I would LOVE to see the whole thing grow exponentially though I imagine there would be a price to, for example, selling out to someone who had the money, had the people, but wanted us to change our stubborn Quaker beliefs just a little bit. I've often thought, it's a wonder someone like that hasn't come along. Quaker meetings nationwide have become small enough that I would consider them endangered, but, we cling tenaciously to survival, and we don't sell out. That's definitional, I guess.

Saturday, November 30, 2024

Pamphlets

I've been altogether way too quiet on this blog, and it definitely has not turned out to be what I envisioned, but I guess I'll keep you posted on the pamphlet.

The pamphlet, as you may know, is about a quarter piece of paper folded such that it has forty pages, four on each side of five different sheets of paper, and a piece of cardstock cut in half and folded over, printed on one side. It's a little funky but it has served St. Louis well for years and has also been sent out a couple of other places.

The price I came to, 80 cents each plus postage or a dollar a piece (I worry about postage) for domestic US, was based on price of paper and ink, price of going and getting it, etc. I found myself putting in an enormous amount of time for nothing or for very little remuneration (sp?).
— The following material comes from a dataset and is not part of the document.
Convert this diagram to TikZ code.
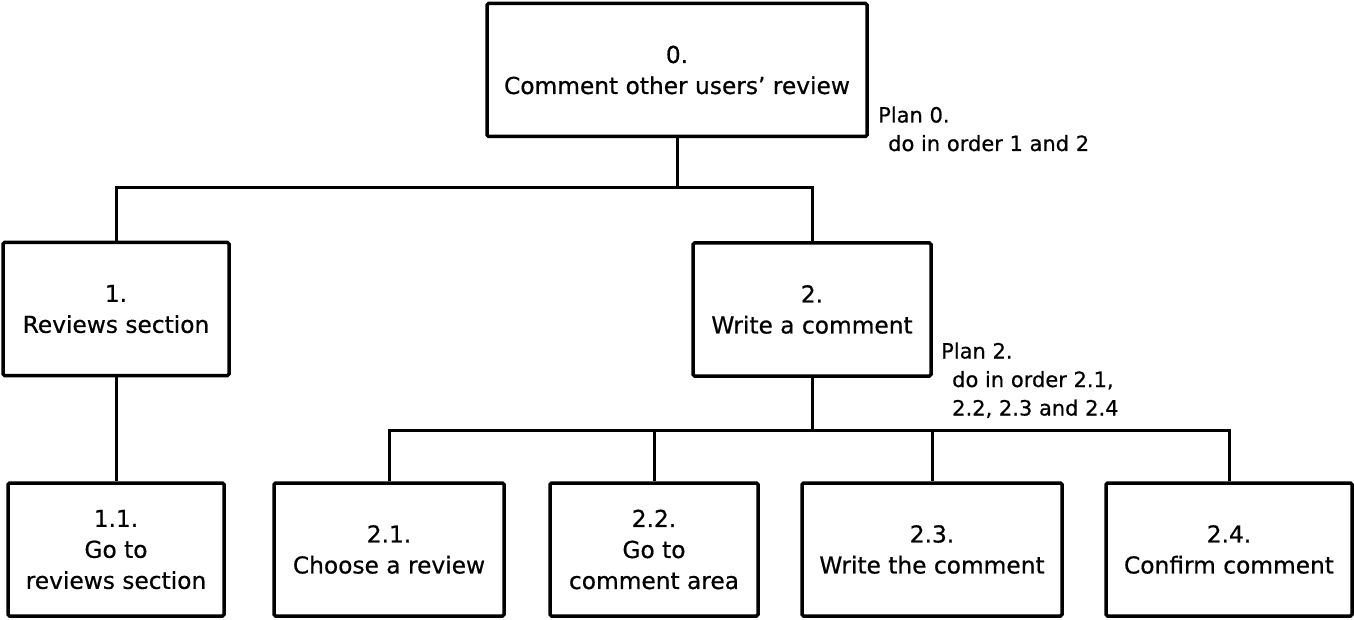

I justified this as fine with me as an ongoing contribution to Quakerism, but it meant that often dealing with the pamphlets got shoved behind other money-making enterprises in my household, or behind my writing, which was more fun but which sucked up infinite time. In other words, I'm not as aggressive as I could be in getting them out there and getting lots of buyers. It takes me about ten minutes to make a single pamphlet and often the problem is dealing with ink for my tiny printer, or going out and buying more paper or staples. I just tried to make sure I didn't lose money on it, and I didn't. But I didn't really succeed with it either.

When I moved to Galesburg I took it around to several printers in town. One gave me a quote of about $1.60 per pamphlet. It was probably a competitive quote. Another got all confused about what I described; I couldn't seem to explain, even showing it to him, what I wanted. A third I never actually tracked down, and I finally gave up and went back to doing them myself.

It's called Beginner's Guide to Quakerism, and it's a classic. It needs to be maintained.